The justices will hear the closely watched case which will affect the financial services available to millions of workers and the viability of credit unions as a business in the fall. A decision is likely by the summer of 1998.
In the aftermath of the Great Depression, Congress passed the Federal Credit Union Act in 1934 to help make money available for loans to people of limited means. The act limited membership in a federal credit union to "groups having a common bond of occupation or association or to groups within a well-defined neighborhood, community, or rural district."
In 1982, the National Credit Union Administration, responding to massive company downsizing and a changing financial picture for company credit unions, adopted a policy permitting the establishment of credit unions consisting of "multiple occupational groups." The NCUA construed the statutory phrase "groups having a common bond of occupation or association," to allow more than one group to join together in a single federal credit union as long as a "common bond of occupation or association" existed for all the members of each group.
That enabled weaker credit unions to be merged into healthier ones. But as credit unions came to encompass dozens of unrelated companies, banks felt greater competition.
The case before the court began when the AT&T Family Federal Credit Union in North Carolina began serving customers not employed by AT&T Corp. Four North Carolina banks and the American Bankers Association sued the NCUA.
A federal district court ruled that the NCUA's interpretation of the law was a reasonable reading of an ambiguous statute. But the U.S. Court of Appeals for the D.C. Circuit reversed that, saying the law requires all occupational credit union members to have an occupational bond and forecloses the possibility of employees from an unaffiliated company from joining another company's credit union.

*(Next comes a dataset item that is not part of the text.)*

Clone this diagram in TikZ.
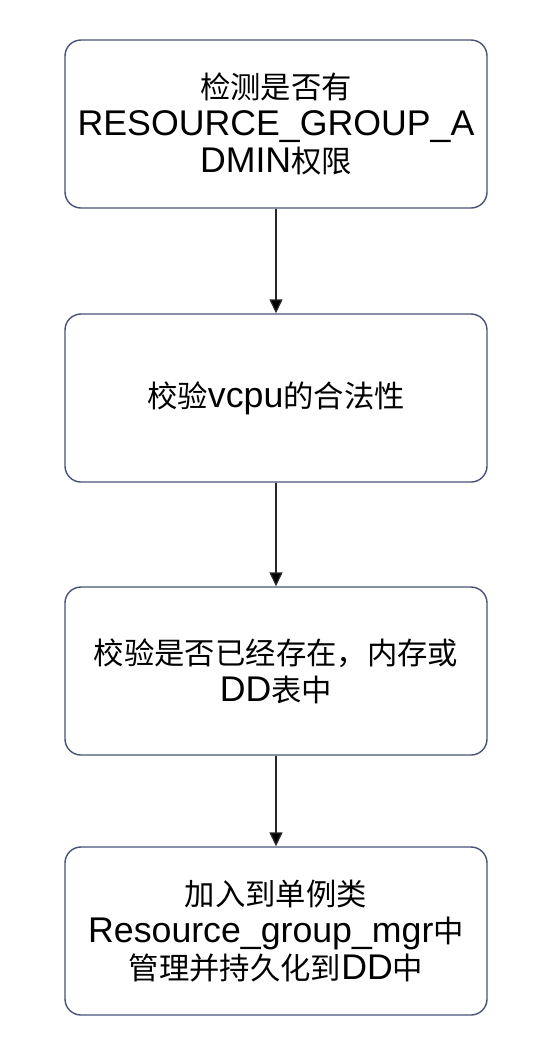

The full effects of the lower court decisions have been postponed because of the government's pending appeal, and the courts have allowed credit unions to continue signing up members from unrelated companies already being served. However, the unions cannot solicit new companies that have no "common bond."
In its appeal, the NCUA asserts that its interpretation of the statute is valid and says that the lower court should have deferred to its view. The federal government also challenged banks' legal standing to sue over the credit union regulation.
Bank lawyers assert that if the NCUA's interpretation is allowed to stand, anyone who has a job with any employer could join the same credit union. The consolidated cases are National Credit Union Administration vs. First National Bank & Trust Co. and AT&T Family Federal Credit Union vs. First National Bank & Trust Co.